Comparisons among the Performances of Randomized-framed Benchmarking Protocols under T1, T2 and Coherent Error Models

TL;DR

This paper compares the performance of three randomized benchmarking protocols under T1, T2, and coherent errors, revealing their overestimation tendencies and reliability issues, with practical validation on a quantum cloud platform.

Contribution

It provides a comparative analysis of MRB, DRB, and CRB protocols under realistic error models, highlighting their strengths and limitations in noisy intermediate-scale quantum computers.

Findings

MRB overestimates error rates more accurately with limited resources

DRB offers stable estimates but is more resource-intensive

All protocols show similar sensitivity to coherent errors

Abstract

While fundamental scientific researchers are eagerly anticipating the breakthroughs of quantum computing both in theory and technology, the current quantum computer, i.e. noisy intermediate-scale quantum (NISQ) computer encounters a bottleneck in how to deal with the noisy situation of the quantum machine. It is still urgently required to construct more efficient and reliable benchmarking protocols through which one can assess the noise level of a quantum circuit that is designed for a quantum computing task. The existing methods that are mainly constructed based on a sequence of random circuits, such as randomized benchmarking (RB), have been commonly adopted as the conventional approach owning to its reasonable resource consumption and relatively acceptable reliability, compared with the average gate fidelity. To more deeply understand the performances of the above different randomized-framed benchmarking protocols, we design special random circuit sequences to test the performances of the three selected standard randomized-frame protocols under T1, T2, and coherent errors, which are regarded to be more practical for a superconductor quantum computer. The simulations indicate that MRB, DRB, and CRB sequentially overestimate the average error rate in the presence of T1 and T2 noise, compared with the conventional circuit's average error.
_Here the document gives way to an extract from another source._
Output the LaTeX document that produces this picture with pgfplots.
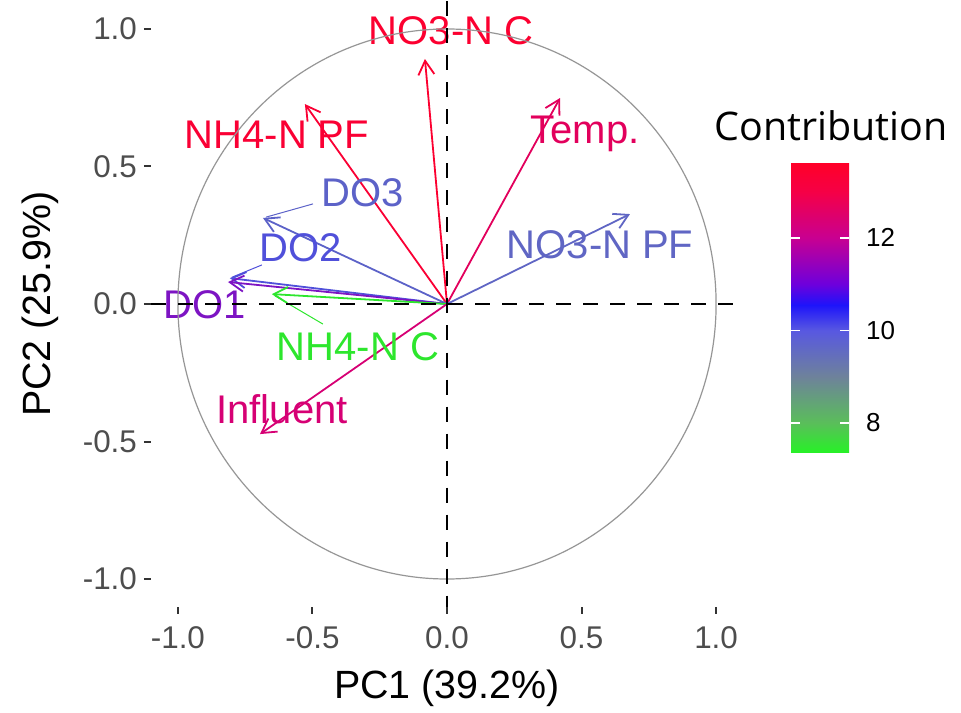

Moreover, these methods exhibit almost the same level of sensitivity to the coherent error. Furthermore, the DRB loses its reliability when the strengths of T1 grow. More practically, the simulated conclusion is verified by running the designed tasks for three protocols on the Quafu quantum computation cloud platform. We find that MRB produces a more precise assessment of a quantum circuit conditioned on limited resources. However, the DRB provides a more stable estimation at a specific precision while a more resource-consuming.